Step 4. From the left panel, select the Users option.
Step 5. You will get a screen like the below one with all the defined users appearing as follows:
Step 6. Users press the Unlock button on the top of the settings screen to edit any of those. Also, you will be asked to enter the sudo password.
Step 7. Suppose you need to change your current password. You will double-click on the password field.
Step 8. Now you will be prompted to enter the current and new passwords.
Step 9. You can save your password using the Change button if it is strong enough.
Step 10. Additionally, to change another user’s password, click on the user and double-click on the password field.
Being around Linux for years, I’ve gathered a few tips that might come in handy:
- Choose a Strong Password: I cannot stress this enough. Your password should be a mix of uppercase letters, lowercase letters, numbers, and special characters. Avoid easily guessable patterns. The days when “password123” was considered okay are long gone, and honestly, they were never really okay.
- Use a Password Manager: If remembering complex passwords isn’t your forte, consider using password managers. They’re like the little notebooks my aunt used to keep, but digital and way more secure.
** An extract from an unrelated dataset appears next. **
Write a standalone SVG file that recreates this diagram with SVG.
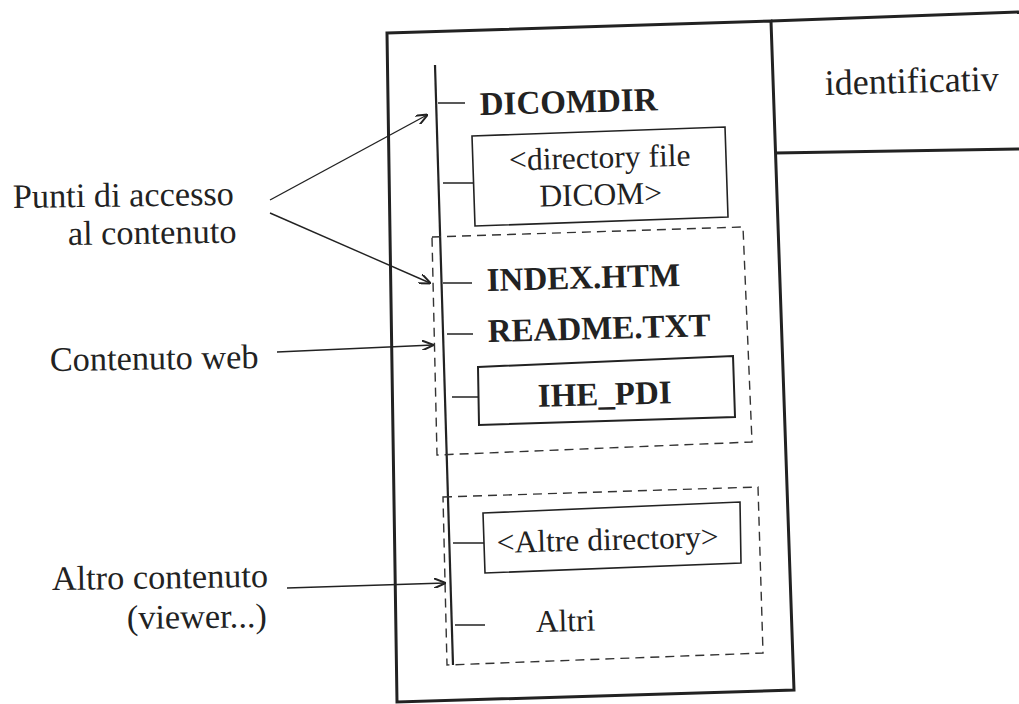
<svg xmlns="http://www.w3.org/2000/svg" width="1019" height="704" viewBox="0 0 1019 704">
<style>
.t{font-family:"Liberation Serif","Times New Roman",serif;font-size:31.5px;fill:#222}
.b{font-weight:bold;font-size:33px}
.lab{font-size:34.3px}
.box{fill:none;stroke:#222;stroke-width:1.6}
.frame{fill:none;stroke:#222;stroke-width:3}
.dash{fill:none;stroke:#333;stroke-width:1.4;stroke-dasharray:9 6}
.tick{stroke:#222;stroke-width:1.5}
.arr{stroke:#222;stroke-width:1.4;fill:none;marker-end:url(#ah)}
</style>
<defs>
<marker id="ah" viewBox="0 0 12 10" refX="11" refY="5" markerWidth="12" markerHeight="10" markerUnits="userSpaceOnUse" orient="auto">
<path d="M0,0 L12,5 L0,10" fill="none" stroke="#222" stroke-width="2"/>
</marker>
</defs>
<rect width="1019" height="704" fill="#fff"/>
<g id="frame">
<polygon class="frame" points="387,33 771,21 794,690 397,702"/>
<polyline class="frame" points="771,21 1019,12"/>
<polyline class="frame" points="775,153 1019,149"/>
<line class="tick" x1="435" y1="65" x2="453" y2="665" style="stroke-width:2.2"/>
</g>
<g id="identificativ">
<text class="t" x="825" y="95" style="font-size:36px" transform="rotate(-1.5 825 95)">identificativ</text>
</g>
<g id="dicomdir">
<line class="tick" x1="438" y1="103" x2="465" y2="103"/>
<text class="t b" x="480" y="115" transform="rotate(-1.5 480 115)">DICOMDIR</text>
</g>
<g id="directory-file">
<line class="tick" x1="443" y1="183" x2="473" y2="183"/>
<polygon class="box" points="472,136 725,127 728,217 475,226"/>
<text class="t" x="600" y="168" text-anchor="middle" transform="rotate(-1.5 600 168)">&lt;directory file</text>
<text class="t" x="601" y="205" text-anchor="middle" transform="rotate(-1.5 601 205)">DICOM&gt;</text>
</g>
<g id="web-group">
<polygon class="dash" points="432,237 743,227 752,442 437,455"/>
</g>
<g id="index">
<line class="tick" x1="443" y1="283" x2="472" y2="283"/>
<text class="t b" x="487" y="291" transform="rotate(-1.5 487 291)">INDEX.HTM</text>
</g>
<g id="readme">
<line class="tick" x1="447" y1="334" x2="473" y2="334"/>
<text class="t b" x="488" y="342" transform="rotate(-1.5 488 342)">README.TXT</text>
</g>
<g id="ihe-pdi">
<line class="tick" x1="452" y1="397" x2="479" y2="397"/>
<polygon class="box" points="478,367 733,356 735,417 479,425" style="stroke-width:2"/>
<text class="t b" x="605" y="405" text-anchor="middle" transform="rotate(-1.5 605 405)">IHE_PDI</text>
</g>
<g id="other-group">
<polygon class="dash" points="443,497 758,487 763,653 447,665"/>
</g>
<g id="altre-directory">
<line class="tick" x1="453" y1="543" x2="484" y2="543"/>
<polygon class="box" points="483,513 740,502 741,563 485,573"/>
<text class="t" x="608" y="550" text-anchor="middle" transform="rotate(-1.5 608 550)">&lt;Altre directory&gt;</text>
</g>
<g id="altri">
<line class="tick" x1="455" y1="625" x2="485" y2="625"/>
<text class="t" x="536" y="632" transform="rotate(-1.5 536 632)">Altri</text>
</g>
<g id="label-punti">
<text class="t lab" x="13" y="208" transform="rotate(-0.8 13 208)">Punti di accesso</text>
<text class="t lab" x="68" y="245" transform="rotate(-0.8 68 245)">al contenuto</text>
</g>
<g id="label-web">
<text class="t lab" x="50" y="371" transform="rotate(-0.8 50 371)">Contenuto web</text>
</g>
<g id="label-altro">
<text class="t lab" x="52" y="590" transform="rotate(-0.8 52 590)">Altro contenuto</text>
<text class="t lab" x="127" y="629" transform="rotate(-0.8 127 629)">(viewer...)</text>
</g>
<g id="connectors">
<line class="arr" x1="270" y1="200" x2="427" y2="115"/>
<line class="arr" x1="270" y1="213" x2="430" y2="283"/>
<line class="arr" x1="277" y1="352" x2="433" y2="345"/>
<line class="arr" x1="287" y1="588" x2="445" y2="583"/>
</g>
</svg>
- Don’t Share Your Password: This might seem like a no-brainer, but you’d be surprised how many people casually share their passwords. As much as you trust your best friend, sharing passwords is a strict no-no.
- Regularly Change Your Password: It’s advisable to change your passwords every 3-6 months. It’s like spring cleaning, but for your digital space. You wouldn’t wear the same clothes for a year. Why keep the same password?
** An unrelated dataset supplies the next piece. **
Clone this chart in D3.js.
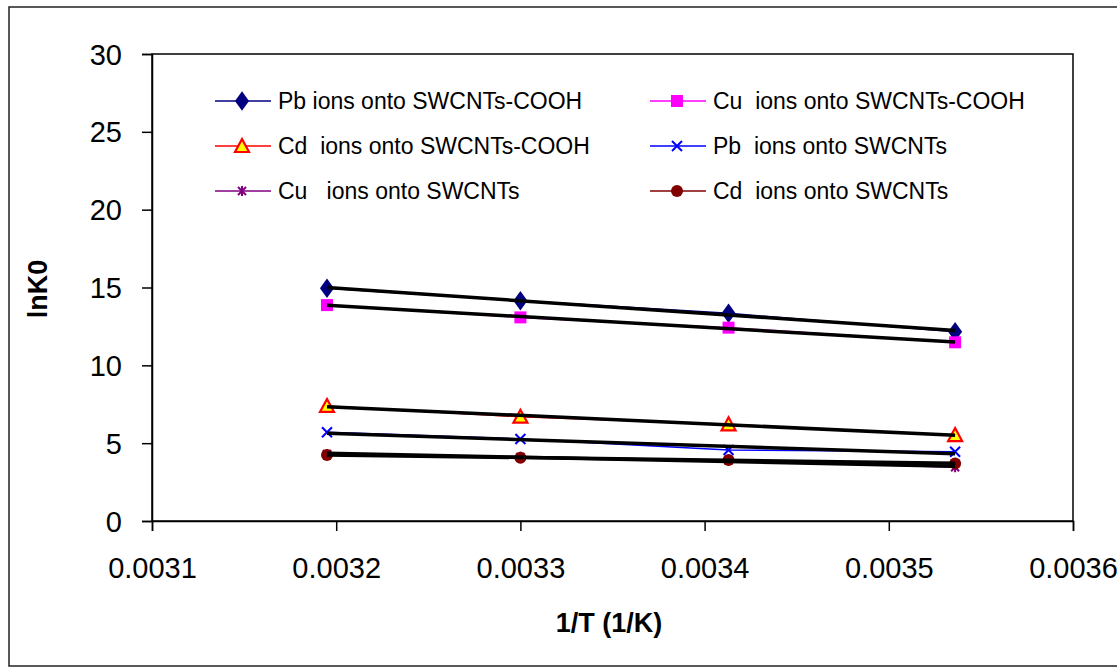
<!DOCTYPE html>
<html>
<head>
<meta charset="utf-8">
<script src="https://d3js.org/d3.v7.min.js"></script>
<style>
    body { margin: 0; background: #fff; }
    text { font-family: "Liberation Sans", Arial, sans-serif; }
</style>
</head>
<body>
<svg id="chart" width="1117" height="667"></svg>
<script>
    // data
    var invT = [0.003195, 0.0033, 0.003413, 0.003536];
    var pbCooh = [14.95, 14.15, 13.34, 12.16];
    var cuCooh = [13.87, 13.08, 12.42, 11.48];
    var cdCooh = [7.39, 6.70, 6.21, 5.52];
    var pbSw = [5.70, 5.27, 4.56, 4.45];
    var cuSw = [4.30, 4.12, 3.90, 3.45];
    var cdSw = [4.24, 4.07, 3.92, 3.70];
    var xTicks = [0.0031, 0.0032, 0.0033, 0.0034, 0.0035, 0.0036];
    var yTicks = [0, 5, 10, 15, 20, 25, 30];

    var series = [
        {name: "Pb ions onto SWCNTs-COOH", values: pbCooh, color: "#000080", marker: "diamond", col: 0, row: 0},
        {name: "Cu  ions onto SWCNTs-COOH", values: cuCooh, color: "#ff00ff", marker: "square", col: 1, row: 0},
        {name: "Cd  ions onto SWCNTs-COOH", values: cdCooh, color: "#ff0000", marker: "triangle", col: 0, row: 1},
        {name: "Pb  ions onto SWCNTs", values: pbSw, color: "#0000ff", marker: "x", col: 1, row: 1},
        {name: "Cu   ions onto SWCNTs", values: cuSw, color: "#800080", marker: "star", col: 0, row: 2},
        {name: "Cd  ions onto SWCNTs", values: cdSw, color: "#800000", marker: "circle", col: 1, row: 2}
    ];

    var svg = d3.select("#chart");
    var margin = {left: 152, top: 54, right: 1073, bottom: 521};

    var x = d3.scaleLinear().domain([0.0031, 0.0036]).range([margin.left, margin.right]);
    var y = d3.scaleLinear().domain([0, 30]).range([margin.bottom, margin.top]);

    // outer chart frame
    svg.append("rect").attr("x", 9).attr("y", 7).attr("width", 1120).attr("height", 659)
        .attr("fill", "none").attr("stroke", "#222").attr("stroke-width", 1.5);

    // plot frame
    svg.append("rect").attr("x", margin.left).attr("y", margin.top)
        .attr("width", margin.right - margin.left).attr("height", margin.bottom - margin.top)
        .attr("fill", "none").attr("stroke", "#000").attr("stroke-width", 1.5);

    var yAxis = svg.append("g")
        .attr("transform", "translate(" + margin.left + ",0)")
        .call(d3.axisLeft(y).tickValues(yTicks).tickSize(10).tickPadding(20).tickFormat(d3.format("d")));
    var xAxis = svg.append("g")
        .attr("transform", "translate(0," + margin.bottom + ")")
        .call(d3.axisBottom(x).tickValues(xTicks).tickSize(10).tickPadding(26).tickFormat(d3.format(".4f")));

    [xAxis, yAxis].forEach(function (a) {
        a.select(".domain").attr("stroke-width", 1.5);
        a.selectAll(".tick line").attr("stroke-width", 1.5);
        a.selectAll("text").attr("font-size", 29).attr("fill", "#000")
            .style("font-family", "'Liberation Sans', Arial, sans-serif");
    });
    yAxis.selectAll("text").attr("dy", "0.35em");
    xAxis.selectAll("text").attr("dy", "0.71em");

    svg.append("text").attr("x", 609).attr("y", 632).attr("text-anchor", "middle")
        .attr("font-size", 27).attr("font-weight", "bold").text("1/T (1/K)");
    svg.append("text").attr("transform", "translate(47,289) rotate(-90)").attr("text-anchor", "middle")
        .attr("font-size", 27).attr("font-weight", "bold").text("lnK0");

    function drawMarker(g, type, color) {
        if (type === "diamond") {
            g.append("path").attr("d", d3.symbol(d3.symbolDiamond, 110)()).attr("fill", color)
                .attr("transform", "scale(1.25,1)");
        } else if (type === "square") {
            g.append("rect").attr("x", -6).attr("y", -6).attr("width", 12).attr("height", 12).attr("fill", color);
        } else if (type === "triangle") {
            g.append("path").attr("d", "M0,-7L7,6L-7,6Z").attr("fill", "#ffff00")
                .attr("stroke", color).attr("stroke-width", 2.2);
        } else if (type === "x") {
            g.append("path").attr("d", "M-5,-5L5,5M-5,5L5,-5").attr("stroke", color).attr("stroke-width", 2);
        } else if (type === "star") {
            g.append("path").attr("d", "M-4,-4L4,4M-4,4L4,-4M0,-5L0,5").attr("stroke", color).attr("stroke-width", 2);
        } else if (type === "circle") {
            g.append("circle").attr("r", 6).attr("fill", color);
        }
    }

    var line = d3.line().x(function (d) { return x(d[0]); }).y(function (d) { return y(d[1]); });

    // series lines
    series.forEach(function (s) {
        var pts = invT.map(function (t, i) { return [t, s.values[i]]; });
        svg.append("path").datum(pts).attr("d", line)
            .attr("fill", "none").attr("stroke", s.color).attr("stroke-width", 1.5);
    });

    // markers
    series.forEach(function (s) {
        invT.forEach(function (t, i) {
            var g = svg.append("g").attr("transform", "translate(" + x(t) + "," + y(s.values[i]) + ")");
            drawMarker(g, s.marker, s.color);
        });
    });

    // linear trend lines (least squares on each series)
    series.forEach(function (s) {
        var n = invT.length;
        var mx = d3.mean(invT), my = d3.mean(s.values);
        var sxy = 0, sxx = 0;
        for (var i = 0; i < n; i++) {
            sxy += (invT[i] - mx) * (s.values[i] - my);
            sxx += (invT[i] - mx) * (invT[i] - mx);
        }
        var b = sxy / sxx, a = my - b * mx;
        var x0 = invT[0], x1 = invT[n - 1];
        svg.append("path").datum([[x0, a + b * x0], [x1, a + b * x1]]).attr("d", line)
            .attr("fill", "none").attr("stroke", "#000").attr("stroke-width", 3.5);
    });

    // legend
    var legX = [215, 650], legY = [101, 146, 191];
    series.forEach(function (s) {
        var lx = legX[s.col], ly = legY[s.row];
        svg.append("line").attr("x1", lx).attr("x2", lx + 56).attr("y1", ly).attr("y2", ly)
            .attr("stroke", s.color).attr("stroke-width", 1.5);
        var g = svg.append("g").attr("transform", "translate(" + (lx + 27) + "," + ly + ")");
        drawMarker(g, s.marker, s.color);
        svg.append("text").attr("x", lx + 63).attr("y", ly).attr("dy", "0.35em")
            .attr("font-size", 23).style("white-space", "pre").attr("xml:space", "preserve").text(s.name);
    });
</script>
</body>
</html>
Linux, with its grandeur, can sometimes intimidate newcomers. However, tasks like changing a password remain straightforward. Whether you’re a seasoned user or a newbie who’s just starting out, keeping your account secure with a strong, frequently changed password is essential.
The next time you’re enjoying a cup of coffee or tea, take a moment to remember the last time you changed your password. If it’s been a while, perhaps it’s time to freshen things up! Remember, in the vast digital world, your password is your shield. Wield it wisely.